»»
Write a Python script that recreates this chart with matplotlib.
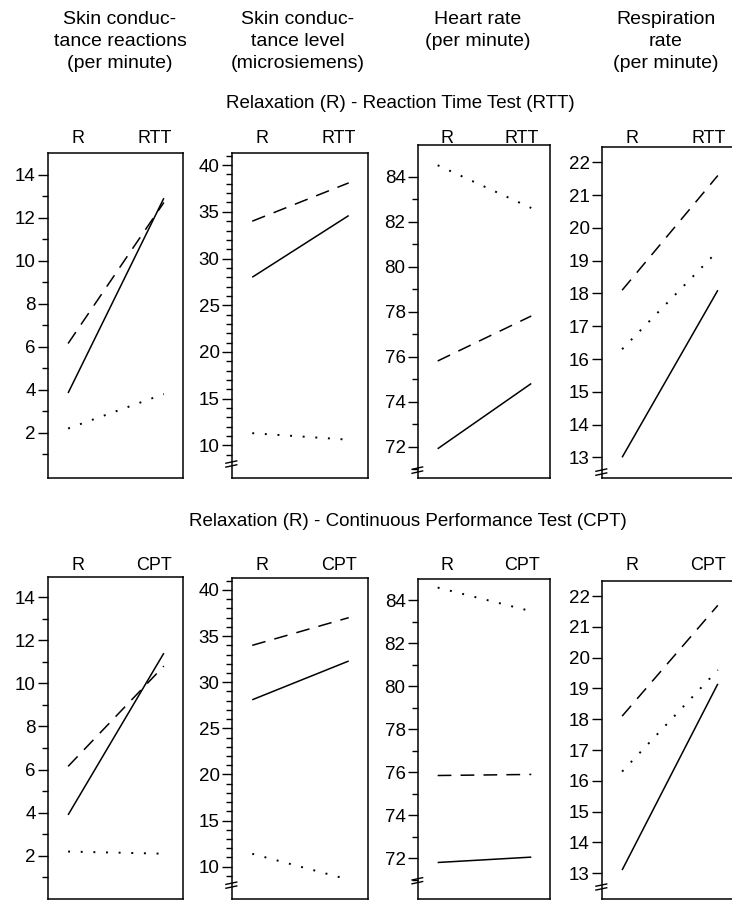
import matplotlib
matplotlib.use("Agg")
import matplotlib.pyplot as plt
from matplotlib.ticker import FixedLocator

plt.rcParams['font.family'] = ['Liberation Sans', 'DejaVu Sans']

# condition positions: relaxation, then test
conditions = [0, 1]

column_titles = [
    "Skin conduc-\ntance reactions\n(per minute)",
    "Skin conduc-\ntance level\n(microsiemens)",
    "Heart rate\n(per minute)",
    "Respiration\nrate\n(per minute)",
]
row_titles = [
    "Relaxation (R) - Reaction Time Test (RTT)",
    "Relaxation (R) - Continuous Performance Test (CPT)",
]
test_labels = ["RTT", "CPT"]

# Relaxation -> Reaction time test
scr_rtt_solid = [3.85, 12.9]
scr_rtt_dashed = [6.15, 12.7]
scr_rtt_dotted = [2.2, 3.8]
scl_rtt_solid = [28.0, 34.6]
scl_rtt_dashed = [34.0, 38.1]
scl_rtt_dotted = [11.3, 10.6]
hr_rtt_solid = [71.9, 74.8]
hr_rtt_dashed = [75.8, 77.8]
hr_rtt_dotted = [84.5, 82.6]
resp_rtt_solid = [13.0, 18.1]
resp_rtt_dashed = [18.1, 21.6]
resp_rtt_dotted = [16.3, 19.3]

# Relaxation -> Continuous performance test
scr_cpt_solid = [3.9, 11.4]
scr_cpt_dashed = [6.15, 10.8]
scr_cpt_dotted = [2.2, 2.1]
scl_cpt_solid = [28.1, 32.3]
scl_cpt_dashed = [34.0, 37.0]
scl_cpt_dotted = [11.4, 8.6]
hr_cpt_solid = [71.8, 72.05]
hr_cpt_dashed = [75.85, 75.9]
hr_cpt_dotted = [84.6, 83.5]
resp_cpt_solid = [13.1, 19.15]
resp_cpt_dashed = [18.1, 21.7]
resp_cpt_dotted = [16.3, 19.6]

panel_data = [
    [(scr_rtt_solid, scr_rtt_dashed, scr_rtt_dotted),
     (scl_rtt_solid, scl_rtt_dashed, scl_rtt_dotted),
     (hr_rtt_solid, hr_rtt_dashed, hr_rtt_dotted),
     (resp_rtt_solid, resp_rtt_dashed, resp_rtt_dotted)],
    [(scr_cpt_solid, scr_cpt_dashed, scr_cpt_dotted),
     (scl_cpt_solid, scl_cpt_dashed, scl_cpt_dotted),
     (hr_cpt_solid, hr_cpt_dashed, hr_cpt_dotted),
     (resp_cpt_solid, resp_cpt_dashed, resp_cpt_dotted)],
]

major_ticks = [
    [2, 4, 6, 8, 10, 12, 14],
    [10, 15, 20, 25, 30, 35, 40],
    [72, 74, 76, 78, 80, 82, 84],
    [13, 14, 15, 16, 17, 18, 19, 20, 21, 22],
]
minor_ticks = [
    [1, 3, 5, 7, 9, 11, 13],
    [v for v in range(9, 42) if v % 5 != 0],
    [71, 73, 75, 77, 79, 81, 83],
    [],
]

ylims = [
    [(-0.1, 15.0), (6.5, 41.3), (70.6, 85.4), (12.37, 22.47)],
    [(0.0, 14.93), (6.5, 41.3), (70.1, 85.0), (12.16, 22.49)],
]
# where the broken axis mark sits (None = axis starts at zero)
breaks = [None, 8.0, 70.95, 12.55]

W, H = 732, 901
# axes boxes in pixels
col_left = [48, 232, 418, 602]
col_width = [135, 136, 132, 135]
row_top = [[153, 153, 145, 147], [577, 578, 579, 581]]
row_bottom = [478, 899]
cond_label_base = [143, 570]


def draw_break(ax, y):
    tr = ax.get_yaxis_transform()
    y0, y1 = ax.get_ylim()
    d = (y1 - y0) * 0.006
    for off in (-d, d):
        ax.plot([-0.045, 0.035], [y + off - d * 0.6, y + off + d * 0.6],
                color='black', lw=1.0, transform=tr, clip_on=False)


fig = plt.figure(figsize=(W / 100, H / 100), dpi=100)

for r in range(2):
    for c in range(4):
        left = col_left[c] / W
        bottom = 1 - row_bottom[r] / H
        height = (row_bottom[r] - row_top[r][c]) / H
        ax = fig.add_axes([left, bottom, col_width[c] / W, height])

        solid, dashed, dotted = panel_data[r][c]
        ax.plot(conditions, solid, color='black', lw=1.1, solid_capstyle='butt')
        ax.plot(conditions, dashed, color='black', lw=1.1, linestyle=(0, (9, 6)))
        ax.plot(conditions, dotted, color='black', lw=1.4, linestyle=(0, (1, 5.5)))

        ax.set_xlim(-0.21, 1.2)
        ax.set_ylim(*ylims[r][c])
        ax.set_xticks([])
        ax.yaxis.set_major_locator(FixedLocator(major_ticks[c]))
        ax.yaxis.set_minor_locator(FixedLocator(minor_ticks[c]))
        ax.tick_params(axis='y', which='major', length=7, width=1.0,
                       labelsize=13.5, pad=2)
        ax.tick_params(axis='y', which='minor', length=4.5, width=1.0)
        for sp in ax.spines.values():
            sp.set_linewidth(1.1)

        if breaks[c] is not None:
            draw_break(ax, breaks[c])

        # condition labels sit on one baseline across the row
        ly = (row_bottom[r] - cond_label_base[r]) / (row_bottom[r] - row_top[r][c])
        ax.text(0.1, ly, "R", transform=ax.get_xaxis_transform(),
                ha='center', va='baseline', fontsize=13)
        ax.text(0.9, ly, test_labels[r], transform=ax.get_xaxis_transform(),
                ha='center', va='baseline', fontsize=13)

header_x = [120, 298, 478, 666]
for x, title in zip(header_x, column_titles):
    fig.text(x / W, 1 - 11 / H, title, ha='center', va='top', fontsize=14,
             linespacing=1.4)

fig.text(400 / W, 1 - 104 / H, row_titles[0], ha='center', va='center', fontsize=13.5)
fig.text(408 / W, 1 - 521 / H, row_titles[1], ha='center', va='center', fontsize=13.5)

fig.savefig("out.png", dpi=100)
««
● Task prompt: Transcribe all the lines above exactly, apart from the pictures.

● Solution to this exercise:
Write a Python script that recreates this chart with matplotlib.
import matplotlib
matplotlib.use("Agg")
import matplotlib.pyplot as plt
from matplotlib.ticker import FixedLocator

plt.rcParams['font.family'] = ['Liberation Sans', 'DejaVu Sans']

# condition positions: relaxation, then test
conditions = [0, 1]

column_titles = [
    "Skin conduc-\ntance reactions\n(per minute)",
    "Skin conduc-\ntance level\n(microsiemens)",
    "Heart rate\n(per minute)",
    "Respiration\nrate\n(per minute)",
]
row_titles = [
    "Relaxation (R) - Reaction Time Test (RTT)",
    "Relaxation (R) - Continuous Performance Test (CPT)",
]
test_labels = ["RTT", "CPT"]

# Relaxation -> Reaction time test
scr_rtt_solid = [3.85, 12.9]
scr_rtt_dashed = [6.15, 12.7]
scr_rtt_dotted = [2.2, 3.8]
scl_rtt_solid = [28.0, 34.6]
scl_rtt_dashed = [34.0, 38.1]
scl_rtt_dotted = [11.3, 10.6]
hr_rtt_solid = [71.9, 74.8]
hr_rtt_dashed = [75.8, 77.8]
hr_rtt_dotted = [84.5, 82.6]
resp_rtt_solid = [13.0, 18.1]
resp_rtt_dashed = [18.1, 21.6]
resp_rtt_dotted = [16.3, 19.3]

# Relaxation -> Continuous performance test
scr_cpt_solid = [3.9, 11.4]
scr_cpt_dashed = [6.15, 10.8]
scr_cpt_dotted = [2.2, 2.1]
scl_cpt_solid = [28.1, 32.3]
scl_cpt_dashed = [34.0, 37.0]
scl_cpt_dotted = [11.4, 8.6]
hr_cpt_solid = [71.8, 72.05]
hr_cpt_dashed = [75.85, 75.9]
hr_cpt_dotted = [84.6, 83.5]
resp_cpt_solid = [13.1, 19.15]
resp_cpt_dashed = [18.1, 21.7]
resp_cpt_dotted = [16.3, 19.6]

panel_data = [
    [(scr_rtt_solid, scr_rtt_dashed, scr_rtt_dotted),
     (scl_rtt_solid, scl_rtt_dashed, scl_rtt_dotted),
     (hr_rtt_solid, hr_rtt_dashed, hr_rtt_dotted),
     (resp_rtt_solid, resp_rtt_dashed, resp_rtt_dotted)],
    [(scr_cpt_solid, scr_cpt_dashed, scr_cpt_dotted),
     (scl_cpt_solid, scl_cpt_dashed, scl_cpt_dotted),
     (hr_cpt_solid, hr_cpt_dashed, hr_cpt_dotted),
     (resp_cpt_solid, resp_cpt_dashed, resp_cpt_dotted)],
]

major_ticks = [
    [2, 4, 6, 8, 10, 12, 14],
    [10, 15, 20, 25, 30, 35, 40],
    [72, 74, 76, 78, 80, 82, 84],
    [13, 14, 15, 16, 17, 18, 19, 20, 21, 22],
]
minor_ticks = [
    [1, 3, 5, 7, 9, 11, 13],
    [v for v in range(9, 42) if v % 5 != 0],
    [71, 73, 75, 77, 79, 81, 83],
    [],
]

ylims = [
    [(-0.1, 15.0), (6.5, 41.3), (70.6, 85.4), (12.37, 22.47)],
    [(0.0, 14.93), (6.5, 41.3), (70.1, 85.0), (12.16, 22.49)],
]
# where the broken axis mark sits (None = axis starts at zero)
breaks = [None, 8.0, 70.95, 12.55]

W, H = 732, 901
# axes boxes in pixels
col_left = [48, 232, 418, 602]
col_width = [135, 136, 132, 135]
row_top = [[153, 153, 145, 147], [577, 578, 579, 581]]
row_bottom = [478, 899]
cond_label_base = [143, 570]


def draw_break(ax, y):
    tr = ax.get_yaxis_transform()
    y0, y1 = ax.get_ylim()
    d = (y1 - y0) * 0.006
    for off in (-d, d):
        ax.plot([-0.045, 0.035], [y + off - d * 0.6, y + off + d * 0.6],
                color='black', lw=1.0, transform=tr, clip_on=False)


fig = plt.figure(figsize=(W / 100, H / 100), dpi=100)

for r in range(2):
    for c in range(4):
        left = col_left[c] / W
        bottom = 1 - row_bottom[r] / H
        height = (row_bottom[r] - row_top[r][c]) / H
        ax = fig.add_axes([left, bottom, col_width[c] / W, height])

        solid, dashed, dotted = panel_data[r][c]
        ax.plot(conditions, solid, color='black', lw=1.1, solid_capstyle='butt')
        ax.plot(conditions, dashed, color='black', lw=1.1, linestyle=(0, (9, 6)))
        ax.plot(conditions, dotted, color='black', lw=1.4, linestyle=(0, (1, 5.5)))

        ax.set_xlim(-0.21, 1.2)
        ax.set_ylim(*ylims[r][c])
        ax.set_xticks([])
        ax.yaxis.set_major_locator(FixedLocator(major_ticks[c]))
        ax.yaxis.set_minor_locator(FixedLocator(minor_ticks[c]))
        ax.tick_params(axis='y', which='major', length=7, width=1.0,
                       labelsize=13.5, pad=2)
        ax.tick_params(axis='y', which='minor', length=4.5, width=1.0)
        for sp in ax.spines.values():
            sp.set_linewidth(1.1)

        if breaks[c] is not None:
            draw_break(ax, breaks[c])

        # condition labels sit on one baseline across the row
        ly = (row_bottom[r] - cond_label_base[r]) / (row_bottom[r] - row_top[r][c])
        ax.text(0.1, ly, "R", transform=ax.get_xaxis_transform(),
                ha='center', va='baseline', fontsize=13)
        ax.text(0.9, ly, test_labels[r], transform=ax.get_xaxis_transform(),
                ha='center', va='baseline', fontsize=13)

header_x = [120, 298, 478, 666]
for x, title in zip(header_x, column_titles):
    fig.text(x / W, 1 - 11 / H, title, ha='center', va='top', fontsize=14,
             linespacing=1.4)

fig.text(400 / W, 1 - 104 / H, row_titles[0], ha='center', va='center', fontsize=13.5)
fig.text(408 / W, 1 - 521 / H, row_titles[1], ha='center', va='center', fontsize=13.5)

fig.savefig("out.png", dpi=100)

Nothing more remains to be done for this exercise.